First, and I had raised this objection to the statue when it was originally erected, the creation of the statue as a piece of public art was never approved or decided upon in a democratic way with input from our community. Had that happened, we might not be where we are, spending countless hours and energy on what needs to be done.

Secondly, this statue is deeply offensive to many people, grossly disrespectful in light of the Truth and Reconciliation Commission’s report and to Indigenous peoples. It is also offensive to many non-indigenous people. Many of us are striving to recognize and work toward a decolonization mindset, a path to healing all the wrongs, and the removal of statues of those who historically contributed to the theft of land and intergenerational trauma is the least we can do.

Thirdly, the argument that he was the first Prime Minister and spent some time in Prince Edward County is so shallow in its view that it is both beyond understanding and deeply troubling. The horrific policies enacted by Macdonald, well recorded by experts and dedicated historians, should easily be enough to admit that his racism, and the genocide he upheld, make a statue of him on our Main Street unacceptable to anyone who has the decency to admit and take seriously those realities. We must work towards reconciliation with Indigenous peoples and confront our own biases and white supremacy with actions that are meaningful. Removal of this statue would be a first step.
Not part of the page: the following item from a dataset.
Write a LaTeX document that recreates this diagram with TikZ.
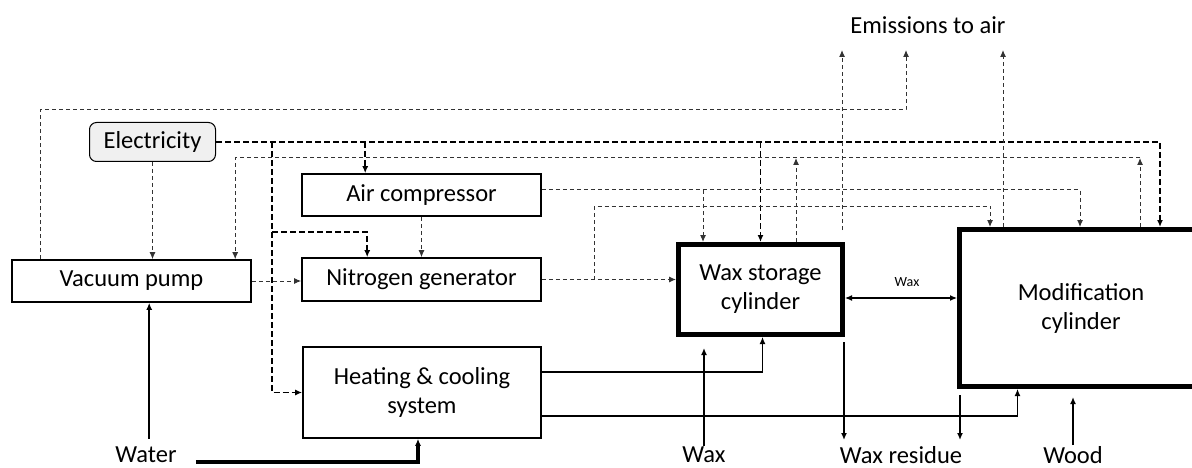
\documentclass[tikz,border=0pt]{standalone}
\usepackage{fontspec}
\setmainfont{Carlito}
\usetikzlibrary{arrows.meta,positioning,calc}

\begin{document}
\begin{tikzpicture}[
    x=1pt, y=-1pt,
    font=\fontsize{24.5}{29}\selectfont,
    >={Latex[length=7pt,width=6pt]},
    box/.style={draw, line width=1.6pt, align=center, inner sep=0pt},
    cyl/.style={draw, line width=5pt, align=center, inner sep=0pt},
    src/.style={box, rounded corners=7pt, fill=gray!12, line width=1pt},
    lbl/.style={inner sep=1pt},
    pow/.style={->, line width=1.8pt, dash pattern=on 6pt off 3pt},
    ctl/.style={->, line width=1pt, black!80, dash pattern=on 4pt off 3pt},
    flow/.style={->, line width=1.2pt},
    feed/.style={->, line width=2pt},
    waterln/.style={->, line width=3.5pt}
]
\useasboundingbox (0,0) rectangle (1192,468);
\clip (0,0) rectangle (1192,468);

% ------------------------
% Units
% ------------------------
\node[src, minimum width=126pt, minimum height=39pt] (elec) at (152.5,142) {Electricity};
\node[box, minimum width=239pt, minimum height=42pt] (vac) at (131.5,281) {Vacuum pump};
\node[box, minimum width=239pt, minimum height=42pt] (air) at (421.5,195) {Air compressor};
\node[box, minimum width=239pt, minimum height=43pt] (nitro) at (421.5,279.5) {Nitrogen generator};
\node[box, minimum width=238pt, minimum height=91pt] (heat) at (422,392.5) {Heating \& cooling\\system};
\node[cyl, minimum width=164pt, minimum height=90pt] (wax) at (760.5,289.5) {Wax storage\\cylinder};
\node[cyl, minimum width=243pt, minimum height=157pt] (mod) at (1081,308) {Modification\\cylinder};

% ------------------------
% Inputs and outputs
% ------------------------
\node[lbl] (emis) at (928,25) {Emissions to air};
\node[lbl] (water) at (146,455) {Water};
\node[lbl] (waxin) at (704,455) {Wax};
\node[lbl] (resid) at (901,455) {Wax residue};
\node[lbl] (wood) at (1073,455) {Wood};
\node[lbl, font=\fontsize{14}{16}\selectfont] (waxlink) at (907,282) {Wax};

% ------------------------
% Taps and bus levels
% ------------------------
\coordinate (emisY) at (0,50);
\coordinate (vent) at (906,110);
\coordinate (retY) at (0,158);
\coordinate (nbus) at (594,206);
\coordinate (ntap) at (0,232);
\coordinate (etap) at (272,0);
\coordinate (resY) at (0,440);

\coordinate (vacvent) at ([xshift=29pt]vac.north west);
\coordinate (vacret) at ([xshift=224pt]vac.north west);
\coordinate (vacwater) at ([xshift=138pt]vac.south west);
\coordinate (aircin) at ([xshift=64pt]air.north west);
\coordinate (airout) at ([yshift=5pt]air.east);
\coordinate (nitroin) at ([xshift=66pt]nitro.north west);
\coordinate (heatwax) at ([yshift=20.5pt]heat.east);
\coordinate (heatmod) at ([yshift=-23.5pt]heat.east);
\coordinate (heatwater) at ([xshift=-4pt]heat.south);
\coordinate (waxair) at ([xshift=27pt]wax.north west);
\coordinate (waxret) at ([xshift=120pt]wax.north west);
\coordinate (waxvent) at ([xshift=-3pt,yshift=12pt]wax.north east);
\coordinate (waxheat) at ([xshift=86.5pt]wax.south west);
\coordinate (waxres) at ([xshift=-1pt,yshift=-5pt]wax.south east);
\coordinate (waxgap) at ([yshift=-11pt]wax.south);
\coordinate (xch) at ([yshift=-8.5pt]wax.east);
\coordinate (modnitro) at ([xshift=33pt]mod.north west);
\coordinate (modvent) at ([xshift=46pt]mod.north west);
\coordinate (modair) at ([xshift=123pt]mod.north west);
\coordinate (modret) at ([xshift=183pt]mod.north west);
\coordinate (modpow) at ([xshift=203pt]mod.north west);
\coordinate (modheat) at ([xshift=60.5pt]mod.south west);
\coordinate (modres) at ([xshift=3pt,yshift=-6pt]mod.south west);
\coordinate (modgap) at ([yshift=-8pt]mod.south);
\coordinate (wsrc) at ([xshift=18pt,yshift=-7pt]water.east);
\coordinate (wup) at ([yshift=7pt]water.north);

% ------------------------
% Electricity
% ------------------------
\draw[pow] (elec.east) -| (modpow);
\draw[pow] (aircin |- elec.east) -- (aircin);
\draw[pow] (wax.north |- elec.east) -- (wax.north);
\draw[pow] (etap |- elec.east) |- (heat.west);
\draw[pow] (etap |- ntap) -| (nitroin);
\draw[ctl] (elec.south) -- (elec.south |- vac.north);

% ------------------------
% Emissions to air
% ------------------------
\draw[ctl] (vacvent) |- (vent) -- (vent |- emisY);
\draw[ctl] (waxvent) -- (waxvent |- emisY);
\draw[ctl] (modvent) -- (modvent |- emisY);

% ------------------------
% Vacuum return
% ------------------------
\draw[ctl] (waxret) -- (waxret |- retY);
\draw[ctl] (modret) -- (modret |- retY);
\draw[ctl] (modret |- retY) -| (vacret);

% ------------------------
% Compressed air and nitrogen
% ------------------------
\draw[ctl] (air.south) -- (air.south |- nitro.north);
\draw[ctl] (airout) -| (modair);
\draw[ctl] (waxair |- airout) -- (waxair);
\draw[ctl] (vac.east) -- (vac.east -| nitro.west);
\draw[ctl] (nitro.east) -- (nitro.east -| wax.west);
\draw[ctl] (nbus |- nitro.east) -- (nbus) -| (modnitro);

% ------------------------
% Heating, water and material flows
% ------------------------
\draw[flow] (heatwax) -| (waxheat);
\draw[flow] (heatmod) -| (modheat);
\draw[waterln] (wsrc) -| (heatwater);
\draw[feed] (vacwater |- wup) -- (vacwater);
\draw[feed] (waxin.north) -- (waxin.north |- waxgap);
\draw[feed] (waxres) -- (waxres |- resY);
\draw[feed] (modres) -- (modres |- resY);
\draw[feed] (wood.north) -- (wood.north |- modgap);
\draw[flow, <->] (xch) -- (xch -| mod.west);

\end{tikzpicture}
\end{document}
Additionally, I make two more points and these are more questions we should ask ourselves.

Why do some people equate removal of a statue with erasing history? Any thinking person can see and understand that the removal of a statue does not erase history. It cannot. But the insistence of keeping a statue that reveres - and yes, statues are built of people said to be admired - a man who was the architect of so much injustice, is to make a conscious decision to deny the harms, or if not deny them, to diminish and trivialize them. The often quoted “he was a man of his time” doesn’t hold water. Racism then was no different than racism now. Unacceptable and deplorable.

And the last question we need to ask is: who are we as a community? Are we apologists for historical wrongs, more interested in keeping a statue because a group of people don’t want change, don’t want to confront the reality of what the statue represents, and it’s just easier to put up a plaque to soften the injustices? Or are we a progressive, courageous, caring community?

Let’s not do what is simply easier, what might be uncomfortable as we face our past and white fragility. Let’s instead do what’s right. Remove the Macdonald statue from Main street.